Key Decisions for Investors

  • Pair trade (12–24 months): Long Kroger (KR) 6–12 month exposure via 5–7% position sizing / Short Mondelez (MDLZ) equal notional. Thesis: Kroger captures fresh/private-label premium and basket share gains; Mondelez faces SKU risk and promotional margin pressure. Risk/reward: aim for 20–35% gross return if narrative accelerates; stop-loss at 10% adverse move or if Kroger same-store sales weaken sequentially for two quarters.
  • Long Progyny (PGNY) (12–24 months): 3–5% position—buy shares or 9–12 month ATM call spread. Thesis: employer-sponsored fertility benefits are levered to rising fertility demand and visibility around reproductive health; market still early. Risk/reward: asymmetric upside (>2x) if adoption accelerates; downside capped to equity drawdown—use call spread to limit capital at risk.
  • Options hedge on staples (6–12 months): Buy 6–12 month 10–15% OTM puts on Kellogg (K) or PepsiCo (PEP) sized <2% of portfolio as tactical hedge against a regulatory/consumer shift. Rationale: protects portfolio from rapid re-rating of UPF incumbents; limited premium for asymmetric protection. Exit triggers: sector sell-off >8% or publication of regulatory guidance.

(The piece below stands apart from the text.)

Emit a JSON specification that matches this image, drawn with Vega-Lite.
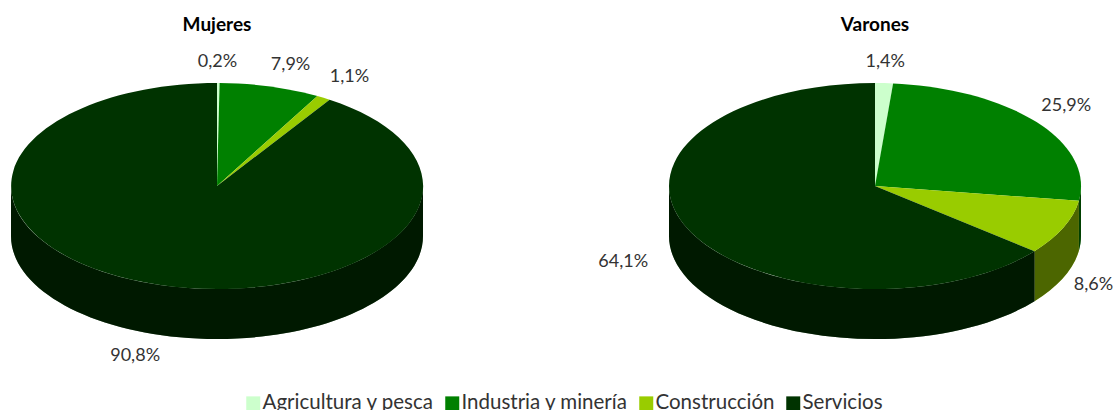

  • Selective long specialty retailers (9–18 months): Accumulate Sprouts Farmers Market (SFM) or overweight Costco (COST) exposure via modest size (2–4%). Thesis: retailers with scale in fresh and private-label ‘better-for-you’ options can capture premium margins and reallocate shelf space quickly. Risk/reward: expect 15–25% upside if assortment shifts; monitor COGS and inflation sensitivity—reduce size if food-at-home inflation compresses margins.